## Exercise brief
Using the listing below, output only the lines from the one that contains "Give me the matplotlib source for this chart." through the one that contains "from matplotlib.transforms import", inclusive, exactly as given and without images.

-- start Input data --

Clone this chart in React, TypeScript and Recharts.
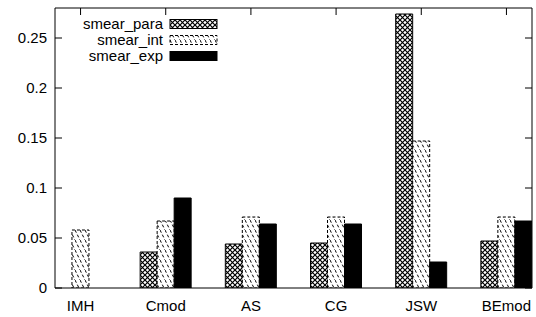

-- end Input data --
-- start Input data --

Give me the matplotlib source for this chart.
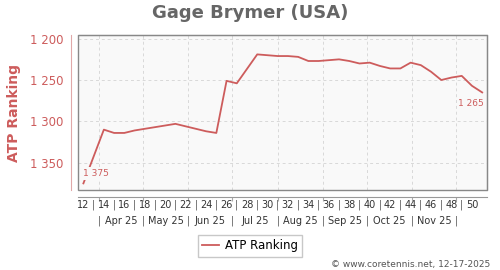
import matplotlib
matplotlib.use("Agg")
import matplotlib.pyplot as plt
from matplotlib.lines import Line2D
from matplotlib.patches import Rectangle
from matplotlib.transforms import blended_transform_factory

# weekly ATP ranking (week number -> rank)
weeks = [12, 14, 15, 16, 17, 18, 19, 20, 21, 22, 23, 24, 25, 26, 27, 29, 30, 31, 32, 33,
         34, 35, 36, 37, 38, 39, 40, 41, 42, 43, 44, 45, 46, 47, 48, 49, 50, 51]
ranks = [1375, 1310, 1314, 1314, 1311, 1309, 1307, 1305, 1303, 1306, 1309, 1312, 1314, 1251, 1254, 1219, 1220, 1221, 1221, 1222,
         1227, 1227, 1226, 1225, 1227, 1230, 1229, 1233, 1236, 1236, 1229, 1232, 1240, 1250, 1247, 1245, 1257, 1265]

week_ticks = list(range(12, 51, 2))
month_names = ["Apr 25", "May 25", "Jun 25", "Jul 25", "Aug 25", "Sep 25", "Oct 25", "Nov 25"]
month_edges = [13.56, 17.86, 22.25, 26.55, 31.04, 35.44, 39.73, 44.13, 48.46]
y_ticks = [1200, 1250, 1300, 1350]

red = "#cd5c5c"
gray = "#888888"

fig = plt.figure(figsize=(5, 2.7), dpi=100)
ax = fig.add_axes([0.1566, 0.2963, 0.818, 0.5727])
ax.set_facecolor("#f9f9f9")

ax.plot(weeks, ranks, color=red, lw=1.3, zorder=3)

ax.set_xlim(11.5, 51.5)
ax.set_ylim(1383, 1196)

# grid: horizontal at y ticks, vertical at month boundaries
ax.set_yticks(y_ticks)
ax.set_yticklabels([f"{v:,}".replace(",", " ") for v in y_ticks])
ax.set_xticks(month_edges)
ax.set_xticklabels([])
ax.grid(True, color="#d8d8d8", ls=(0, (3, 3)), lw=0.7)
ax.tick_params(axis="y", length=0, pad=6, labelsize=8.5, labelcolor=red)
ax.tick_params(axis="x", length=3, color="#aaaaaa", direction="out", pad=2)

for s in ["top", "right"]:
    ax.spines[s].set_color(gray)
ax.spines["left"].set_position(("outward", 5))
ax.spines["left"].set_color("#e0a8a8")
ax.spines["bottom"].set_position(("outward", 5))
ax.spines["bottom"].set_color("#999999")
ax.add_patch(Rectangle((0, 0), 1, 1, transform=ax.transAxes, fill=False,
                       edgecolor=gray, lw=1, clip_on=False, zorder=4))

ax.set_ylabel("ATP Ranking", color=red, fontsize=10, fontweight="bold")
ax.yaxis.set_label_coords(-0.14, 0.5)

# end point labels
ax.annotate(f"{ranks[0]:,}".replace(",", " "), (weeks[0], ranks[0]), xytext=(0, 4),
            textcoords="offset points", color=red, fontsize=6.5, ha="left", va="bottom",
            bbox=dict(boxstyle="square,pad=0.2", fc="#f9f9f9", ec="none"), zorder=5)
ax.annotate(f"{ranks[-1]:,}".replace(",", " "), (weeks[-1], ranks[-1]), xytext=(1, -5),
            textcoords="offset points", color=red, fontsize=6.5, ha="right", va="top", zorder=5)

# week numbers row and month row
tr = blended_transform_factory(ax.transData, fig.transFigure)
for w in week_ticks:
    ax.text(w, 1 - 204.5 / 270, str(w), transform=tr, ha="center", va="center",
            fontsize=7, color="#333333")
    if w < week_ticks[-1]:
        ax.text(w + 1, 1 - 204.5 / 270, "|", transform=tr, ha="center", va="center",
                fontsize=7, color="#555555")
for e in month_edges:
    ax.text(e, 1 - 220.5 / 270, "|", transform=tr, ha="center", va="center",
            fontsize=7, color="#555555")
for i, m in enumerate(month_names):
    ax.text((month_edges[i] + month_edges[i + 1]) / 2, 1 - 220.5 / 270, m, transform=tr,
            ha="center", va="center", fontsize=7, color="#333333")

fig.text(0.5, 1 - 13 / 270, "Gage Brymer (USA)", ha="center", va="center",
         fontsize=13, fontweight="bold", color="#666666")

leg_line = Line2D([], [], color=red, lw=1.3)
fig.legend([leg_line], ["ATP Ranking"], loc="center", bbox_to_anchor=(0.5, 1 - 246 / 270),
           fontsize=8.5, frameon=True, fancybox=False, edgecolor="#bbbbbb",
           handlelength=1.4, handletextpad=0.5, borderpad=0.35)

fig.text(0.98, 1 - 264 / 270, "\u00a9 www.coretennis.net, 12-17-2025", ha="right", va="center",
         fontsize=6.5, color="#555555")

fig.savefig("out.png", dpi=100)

-- end Input data --

## Result of the task
Give me the matplotlib source for this chart.
import matplotlib
matplotlib.use("Agg")
import matplotlib.pyplot as plt
from matplotlib.lines import Line2D
from matplotlib.patches import Rectangle
from matplotlib.transforms import blended_transform_factory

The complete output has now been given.